- [Prompt] Each line from the one containing "Convert this chart to matplotlib code." through the one containing "0.023, 0.0145, 0.0085]" is to be retyped exactly, both end lines included, and all other lines left out.

- [Records for this exercise]

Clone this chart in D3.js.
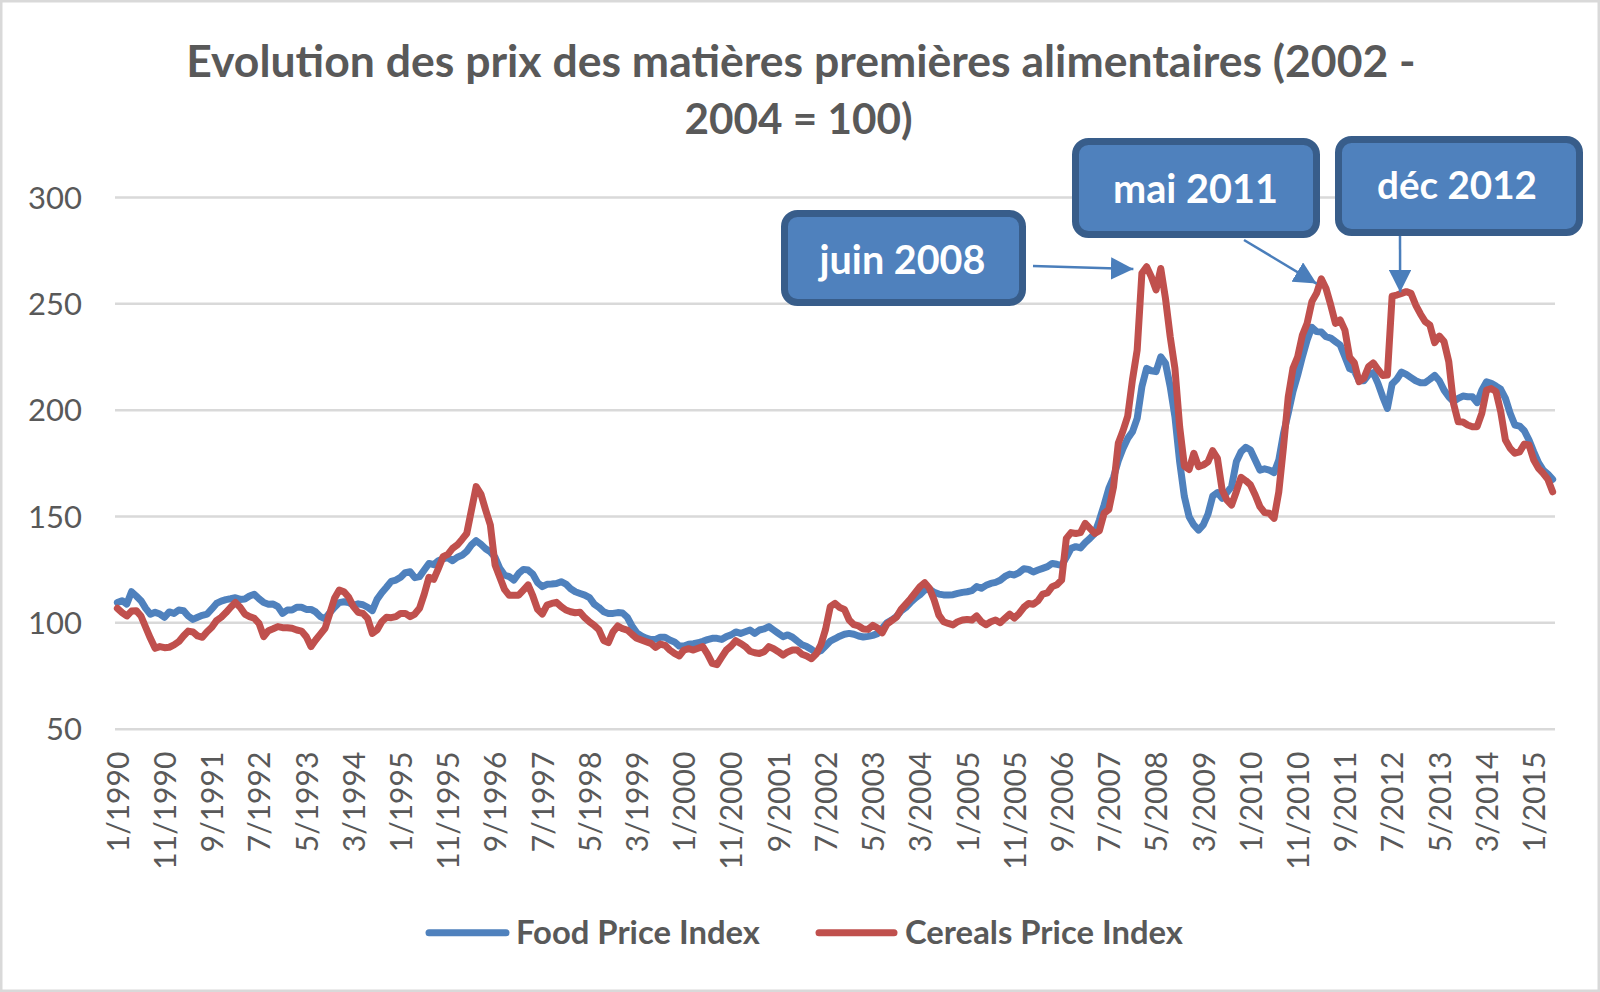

==

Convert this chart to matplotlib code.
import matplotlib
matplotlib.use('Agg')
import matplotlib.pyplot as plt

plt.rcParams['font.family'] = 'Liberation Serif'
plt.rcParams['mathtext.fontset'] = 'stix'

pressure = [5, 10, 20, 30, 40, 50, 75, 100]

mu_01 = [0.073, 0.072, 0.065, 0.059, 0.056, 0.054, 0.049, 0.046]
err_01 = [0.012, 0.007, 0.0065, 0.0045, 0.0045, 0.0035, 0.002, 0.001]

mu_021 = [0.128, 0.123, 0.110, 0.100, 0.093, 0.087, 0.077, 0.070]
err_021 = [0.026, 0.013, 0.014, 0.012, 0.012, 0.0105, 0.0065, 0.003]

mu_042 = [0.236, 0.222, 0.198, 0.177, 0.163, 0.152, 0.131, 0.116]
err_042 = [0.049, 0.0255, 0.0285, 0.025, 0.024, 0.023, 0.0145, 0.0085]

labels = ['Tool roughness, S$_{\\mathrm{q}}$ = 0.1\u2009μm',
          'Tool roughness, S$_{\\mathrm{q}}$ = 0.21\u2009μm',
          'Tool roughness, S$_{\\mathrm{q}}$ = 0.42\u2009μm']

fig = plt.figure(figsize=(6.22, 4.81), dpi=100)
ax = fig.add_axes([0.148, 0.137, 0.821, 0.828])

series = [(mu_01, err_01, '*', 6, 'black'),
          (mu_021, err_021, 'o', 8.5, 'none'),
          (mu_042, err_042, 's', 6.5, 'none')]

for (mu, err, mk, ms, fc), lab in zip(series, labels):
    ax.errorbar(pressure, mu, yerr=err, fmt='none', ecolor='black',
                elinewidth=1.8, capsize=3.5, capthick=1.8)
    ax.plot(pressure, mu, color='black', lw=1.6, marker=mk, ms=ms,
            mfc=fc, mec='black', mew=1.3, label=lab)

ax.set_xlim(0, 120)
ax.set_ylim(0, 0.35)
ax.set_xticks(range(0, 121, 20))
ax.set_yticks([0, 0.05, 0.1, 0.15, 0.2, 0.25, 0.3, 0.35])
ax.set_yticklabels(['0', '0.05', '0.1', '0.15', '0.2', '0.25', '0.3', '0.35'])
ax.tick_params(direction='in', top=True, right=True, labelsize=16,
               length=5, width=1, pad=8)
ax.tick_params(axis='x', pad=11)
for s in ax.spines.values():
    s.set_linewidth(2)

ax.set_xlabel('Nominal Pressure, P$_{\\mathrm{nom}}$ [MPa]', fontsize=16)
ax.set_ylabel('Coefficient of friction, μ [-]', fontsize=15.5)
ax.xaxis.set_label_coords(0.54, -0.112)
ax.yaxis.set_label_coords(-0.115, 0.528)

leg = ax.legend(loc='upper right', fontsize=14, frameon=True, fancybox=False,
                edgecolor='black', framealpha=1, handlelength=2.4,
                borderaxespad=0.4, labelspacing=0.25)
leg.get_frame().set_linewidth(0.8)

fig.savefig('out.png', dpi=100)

* * *

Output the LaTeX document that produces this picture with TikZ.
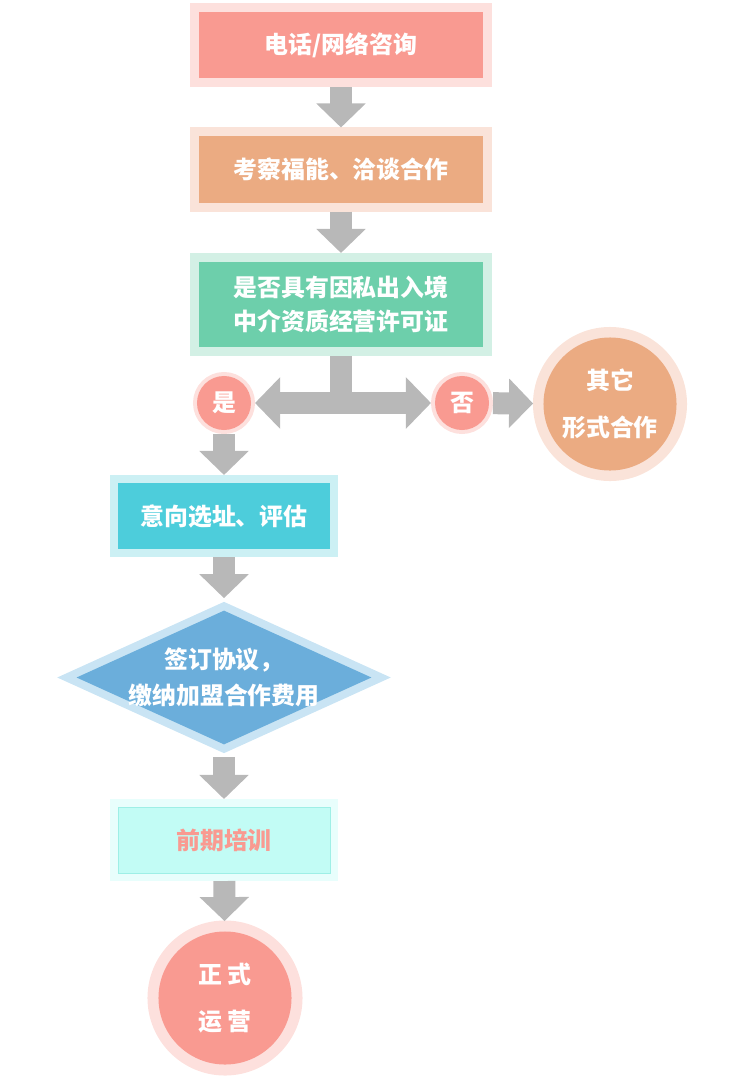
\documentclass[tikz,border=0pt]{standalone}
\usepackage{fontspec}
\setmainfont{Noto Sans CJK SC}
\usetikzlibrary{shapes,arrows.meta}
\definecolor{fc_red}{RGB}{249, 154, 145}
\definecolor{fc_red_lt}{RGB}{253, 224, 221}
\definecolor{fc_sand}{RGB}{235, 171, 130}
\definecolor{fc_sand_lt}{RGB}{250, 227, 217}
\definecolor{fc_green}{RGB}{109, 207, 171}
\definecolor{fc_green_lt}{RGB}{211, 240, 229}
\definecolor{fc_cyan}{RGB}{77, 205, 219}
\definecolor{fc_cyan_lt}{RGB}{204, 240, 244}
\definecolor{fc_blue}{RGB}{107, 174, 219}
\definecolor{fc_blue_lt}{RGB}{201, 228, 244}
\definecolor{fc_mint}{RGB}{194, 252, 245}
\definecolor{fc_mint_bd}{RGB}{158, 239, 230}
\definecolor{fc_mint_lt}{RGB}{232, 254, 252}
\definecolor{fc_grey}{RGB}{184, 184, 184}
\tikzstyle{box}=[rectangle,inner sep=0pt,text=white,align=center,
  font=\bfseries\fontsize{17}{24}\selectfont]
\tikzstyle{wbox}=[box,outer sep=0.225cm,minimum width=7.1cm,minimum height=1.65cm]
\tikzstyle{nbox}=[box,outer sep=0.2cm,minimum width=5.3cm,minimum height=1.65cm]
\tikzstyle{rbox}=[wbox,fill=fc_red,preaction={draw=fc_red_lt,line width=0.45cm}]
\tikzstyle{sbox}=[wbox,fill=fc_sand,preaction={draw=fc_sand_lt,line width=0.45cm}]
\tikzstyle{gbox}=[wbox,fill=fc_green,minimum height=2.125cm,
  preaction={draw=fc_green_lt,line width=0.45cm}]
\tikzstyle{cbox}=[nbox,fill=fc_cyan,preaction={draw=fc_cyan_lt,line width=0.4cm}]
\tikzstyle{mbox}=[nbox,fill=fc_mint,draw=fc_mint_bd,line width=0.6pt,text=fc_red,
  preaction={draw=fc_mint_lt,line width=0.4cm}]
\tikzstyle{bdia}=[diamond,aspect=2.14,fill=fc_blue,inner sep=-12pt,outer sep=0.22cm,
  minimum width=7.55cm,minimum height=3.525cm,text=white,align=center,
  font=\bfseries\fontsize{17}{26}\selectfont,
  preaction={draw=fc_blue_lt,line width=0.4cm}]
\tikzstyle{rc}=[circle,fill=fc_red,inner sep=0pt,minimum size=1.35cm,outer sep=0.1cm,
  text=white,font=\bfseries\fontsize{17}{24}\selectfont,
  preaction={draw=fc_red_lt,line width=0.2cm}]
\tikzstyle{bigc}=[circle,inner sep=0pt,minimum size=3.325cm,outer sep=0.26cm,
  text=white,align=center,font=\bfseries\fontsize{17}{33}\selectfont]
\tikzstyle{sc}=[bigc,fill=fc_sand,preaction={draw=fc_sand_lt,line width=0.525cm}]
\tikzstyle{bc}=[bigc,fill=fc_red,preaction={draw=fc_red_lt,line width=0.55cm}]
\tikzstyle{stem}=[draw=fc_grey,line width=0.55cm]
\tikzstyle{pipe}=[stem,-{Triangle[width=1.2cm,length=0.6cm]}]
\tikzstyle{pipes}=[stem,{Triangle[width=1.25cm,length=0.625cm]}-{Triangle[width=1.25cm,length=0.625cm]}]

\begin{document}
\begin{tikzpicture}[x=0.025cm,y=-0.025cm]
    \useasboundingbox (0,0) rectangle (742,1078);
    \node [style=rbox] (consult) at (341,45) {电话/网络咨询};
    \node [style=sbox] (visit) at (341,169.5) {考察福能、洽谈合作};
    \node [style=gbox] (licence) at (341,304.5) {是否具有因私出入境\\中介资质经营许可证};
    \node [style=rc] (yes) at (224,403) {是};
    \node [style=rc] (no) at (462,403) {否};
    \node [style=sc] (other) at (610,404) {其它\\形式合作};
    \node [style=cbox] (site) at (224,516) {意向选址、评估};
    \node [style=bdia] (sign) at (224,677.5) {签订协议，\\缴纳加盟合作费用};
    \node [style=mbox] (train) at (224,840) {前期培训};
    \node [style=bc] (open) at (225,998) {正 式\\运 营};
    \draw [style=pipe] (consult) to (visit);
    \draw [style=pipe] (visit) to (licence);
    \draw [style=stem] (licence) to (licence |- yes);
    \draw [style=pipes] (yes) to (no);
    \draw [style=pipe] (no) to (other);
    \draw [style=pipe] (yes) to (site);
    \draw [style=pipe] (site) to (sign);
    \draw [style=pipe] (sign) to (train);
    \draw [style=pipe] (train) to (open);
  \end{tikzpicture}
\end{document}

- [Result of the task]
Convert this chart to matplotlib code.
import matplotlib
matplotlib.use('Agg')
import matplotlib.pyplot as plt

plt.rcParams['font.family'] = 'Liberation Serif'
plt.rcParams['mathtext.fontset'] = 'stix'

pressure = [5, 10, 20, 30, 40, 50, 75, 100]

mu_01 = [0.073, 0.072, 0.065, 0.059, 0.056, 0.054, 0.049, 0.046]
err_01 = [0.012, 0.007, 0.0065, 0.0045, 0.0045, 0.0035, 0.002, 0.001]

mu_021 = [0.128, 0.123, 0.110, 0.100, 0.093, 0.087, 0.077, 0.070]
err_021 = [0.026, 0.013, 0.014, 0.012, 0.012, 0.0105, 0.0065, 0.003]

mu_042 = [0.236, 0.222, 0.198, 0.177, 0.163, 0.152, 0.131, 0.116]
err_042 = [0.049, 0.0255, 0.0285, 0.025, 0.024, 0.023, 0.0145, 0.0085]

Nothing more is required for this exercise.